Hay que respetar a todos, por convicción, porque no son peores (ni tampoco mejores), pero sin dictaduras ni fundamentalismos, ni de las mayorías ni de las minorías. Es intrínsecamente perverso que alguien pretenda imponer su uniformidad, su verdad, a los demás. Flaco servicio le hacen a sus respectivas causas aquellos que quieren imponerlas por la fuerza. Será que, después de todo, no están tan convencidos de la solidez de sus posturas.
Opinar que los homosexuales están equivocados en sus planteamientos y que su estilo de vida es incompatible con la enseñanza de la Biblia, así como predicar y enseñar sobre el concepto bíblico de matrimonio monógamo entre un hombre y una mujer, no tiene nada de homófobo y sí mucho de ejercicio de libertad. Del mismo modo, denunciar el carácter totalitario del Islam no es islamofobia, sino una opción totalmente válida para cualquier conciencia libre. Lo que pasa es que vivimos el mundo al revés. El buenismo, el buen rollismo y el
flower power nos han sorbido los sesos. Algunas minorías tienen la piel muy fina y cualquier cosa les ofende. Sin embargo, practican las más absoluta intolerancia contra todos aquellos que no comulgan con ellas, hasta el punto de pretender “aniquilar” toda disidencia. Es el yihadismo ideológico de nuestra época. Si los demás no piensan como yo son
no-sé-qué-fóbicos y hay que adoctrinarlos en la religión del relativismo salvaje. Es la ingeniería social, el Gran Hermano. Todo vale; todo menos ser uno de esos cristianos que pretende basar su vida en el mensaje de la Biblia y tomarse en serio su fe, claro. ¡Cuánta hipocresía! ¡Cuánto liberticida disfrazado de paladín de los derechos de las personas!

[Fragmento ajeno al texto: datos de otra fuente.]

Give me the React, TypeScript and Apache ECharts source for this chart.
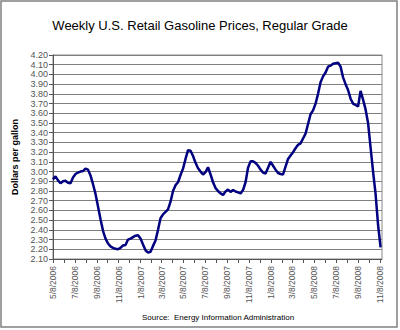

Pues que sepan todos, mayorías y minorías, incluyendo la minoría a la que pertenezco, que no se puede ni se debe mediatizar las conciencias. Que el secuestro de libros, la amenaza de querellas, las campañas de publicidad, el acoso sistemático o la aprobación de leyes injustas no cambian ni un ápice de la libertad que Dios nos ha dado.
La Verdad no depende de las mayorías ni de las minorías, y la mentira, por muchas veces que se repita o por mucho que se disfrace, nunca dejará de ser mentira. Elprofeta decía:
“¡Ay de los que a lo malo dicen bueno, y a lo bueno malo; que hacen de la luz tinieblas, y de las tinieblas luz; que ponen lo amargo por dulce, y lo dulce por amargo!” (Isaías 5:20, RV60), y su mensaje sigue igual de vigente veintitantos siglos después. Así que yo, por la cuenta que me trae, seguiré opinando, escribiendo y predicando bajo los dictados de la conciencia regenerada e iluminada por la Palabra de Dios y el Espíritu Santo, sin plegarme a presiones de ningún tipo.